### The problem:
Your task is to copy the listing exactly, with the pictures left out.

═══ Information supplied ═══

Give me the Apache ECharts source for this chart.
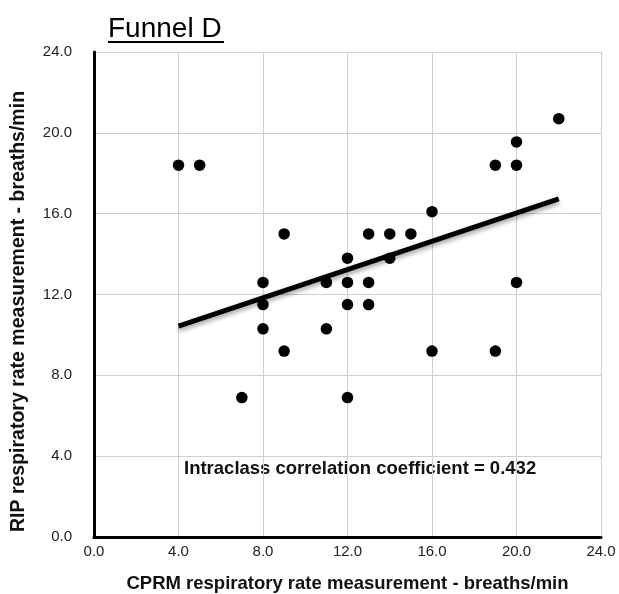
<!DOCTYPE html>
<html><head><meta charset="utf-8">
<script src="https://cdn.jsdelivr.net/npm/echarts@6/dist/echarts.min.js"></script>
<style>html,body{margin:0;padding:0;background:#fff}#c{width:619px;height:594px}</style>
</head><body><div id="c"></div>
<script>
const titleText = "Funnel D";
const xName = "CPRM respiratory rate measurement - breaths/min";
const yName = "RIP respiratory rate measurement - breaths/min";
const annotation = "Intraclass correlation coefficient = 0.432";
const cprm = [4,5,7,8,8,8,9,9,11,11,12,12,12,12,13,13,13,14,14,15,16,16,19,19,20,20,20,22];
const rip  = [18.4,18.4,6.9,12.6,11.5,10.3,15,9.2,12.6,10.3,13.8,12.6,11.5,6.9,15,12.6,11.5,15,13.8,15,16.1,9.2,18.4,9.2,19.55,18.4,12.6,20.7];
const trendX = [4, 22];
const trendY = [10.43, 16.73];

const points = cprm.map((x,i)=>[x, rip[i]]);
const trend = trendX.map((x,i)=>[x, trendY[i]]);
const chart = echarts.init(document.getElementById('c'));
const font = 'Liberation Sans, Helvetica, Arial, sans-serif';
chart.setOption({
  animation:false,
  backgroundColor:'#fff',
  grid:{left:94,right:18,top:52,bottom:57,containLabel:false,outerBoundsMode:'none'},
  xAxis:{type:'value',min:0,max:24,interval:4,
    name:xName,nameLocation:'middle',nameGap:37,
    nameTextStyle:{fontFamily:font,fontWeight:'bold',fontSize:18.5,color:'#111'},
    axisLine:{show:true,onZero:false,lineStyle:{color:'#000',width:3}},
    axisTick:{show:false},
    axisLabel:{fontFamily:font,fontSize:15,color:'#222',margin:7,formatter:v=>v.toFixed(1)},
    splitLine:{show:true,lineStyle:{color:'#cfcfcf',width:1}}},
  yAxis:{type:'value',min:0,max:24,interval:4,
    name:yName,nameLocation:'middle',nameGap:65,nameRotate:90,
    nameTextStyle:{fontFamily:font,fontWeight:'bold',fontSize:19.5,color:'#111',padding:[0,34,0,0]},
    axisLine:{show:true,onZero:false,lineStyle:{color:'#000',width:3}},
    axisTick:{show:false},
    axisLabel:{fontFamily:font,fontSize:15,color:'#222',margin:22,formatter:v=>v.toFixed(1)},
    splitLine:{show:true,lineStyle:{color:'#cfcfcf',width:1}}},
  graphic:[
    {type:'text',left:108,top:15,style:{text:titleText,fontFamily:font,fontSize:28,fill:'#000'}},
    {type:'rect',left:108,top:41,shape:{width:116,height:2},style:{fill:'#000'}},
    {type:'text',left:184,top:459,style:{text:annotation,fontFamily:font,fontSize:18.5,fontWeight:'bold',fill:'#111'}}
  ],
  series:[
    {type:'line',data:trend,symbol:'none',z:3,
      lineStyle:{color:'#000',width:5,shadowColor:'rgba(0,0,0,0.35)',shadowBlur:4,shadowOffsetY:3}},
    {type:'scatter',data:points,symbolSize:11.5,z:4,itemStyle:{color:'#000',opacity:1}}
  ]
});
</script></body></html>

═══

### In response:
Give me the Apache ECharts source for this chart.
<!DOCTYPE html>
<html><head><meta charset="utf-8">
<script src="https://cdn.jsdelivr.net/npm/echarts@6/dist/echarts.min.js"></script>
<style>html,body{margin:0;padding:0;background:#fff}#c{width:619px;height:594px}</style>
</head><body><div id="c"></div>
<script>
const titleText = "Funnel D";
const xName = "CPRM respiratory rate measurement - breaths/min";
const yName = "RIP respiratory rate measurement - breaths/min";
const annotation = "Intraclass correlation coefficient = 0.432";
const cprm = [4,5,7,8,8,8,9,9,11,11,12,12,12,12,13,13,13,14,14,15,16,16,19,19,20,20,20,22];
const rip  = [18.4,18.4,6.9,12.6,11.5,10.3,15,9.2,12.6,10.3,13.8,12.6,11.5,6.9,15,12.6,11.5,15,13.8,15,16.1,9.2,18.4,9.2,19.55,18.4,12.6,20.7];
const trendX = [4, 22];
const trendY = [10.43, 16.73];

const points = cprm.map((x,i)=>[x, rip[i]]);
const trend = trendX.map((x,i)=>[x, trendY[i]]);
const chart = echarts.init(document.getElementById('c'));
const font = 'Liberation Sans, Helvetica, Arial, sans-serif';
chart.setOption({
  animation:false,
  backgroundColor:'#fff',
  grid:{left:94,right:18,top:52,bottom:57,containLabel:false,outerBoundsMode:'none'},
  xAxis:{type:'value',min:0,max:24,interval:4,
    name:xName,nameLocation:'middle',nameGap:37,
    nameTextStyle:{fontFamily:font,fontWeight:'bold',fontSize:18.5,color:'#111'},
    axisLine:{show:true,onZero:false,lineStyle:{color:'#000',width:3}},
    axisTick:{show:false},
    axisLabel:{fontFamily:font,fontSize:15,color:'#222',margin:7,formatter:v=>v.toFixed(1)},
    splitLine:{show:true,lineStyle:{color:'#cfcfcf',width:1}}},
  yAxis:{type:'value',min:0,max:24,interval:4,
    name:yName,nameLocation:'middle',nameGap:65,nameRotate:90,
    nameTextStyle:{fontFamily:font,fontWeight:'bold',fontSize:19.5,color:'#111',padding:[0,34,0,0]},
    axisLine:{show:true,onZero:false,lineStyle:{color:'#000',width:3}},
    axisTick:{show:false},
    axisLabel:{fontFamily:font,fontSize:15,color:'#222',margin:22,formatter:v=>v.toFixed(1)},
    splitLine:{show:true,lineStyle:{color:'#cfcfcf',width:1}}},
  graphic:[
    {type:'text',left:108,top:15,style:{text:titleText,fontFamily:font,fontSize:28,fill:'#000'}},
    {type:'rect',left:108,top:41,shape:{width:116,height:2},style:{fill:'#000'}},
    {type:'text',left:184,top:459,style:{text:annotation,fontFamily:font,fontSize:18.5,fontWeight:'bold',fill:'#111'}}
  ],
  series:[
    {type:'line',data:trend,symbol:'none',z:3,
      lineStyle:{color:'#000',width:5,shadowColor:'rgba(0,0,0,0.35)',shadowBlur:4,shadowOffsetY:3}},
    {type:'scatter',data:points,symbolSize:11.5,z:4,itemStyle:{color:'#000',opacity:1}}
  ]
});
</script></body></html>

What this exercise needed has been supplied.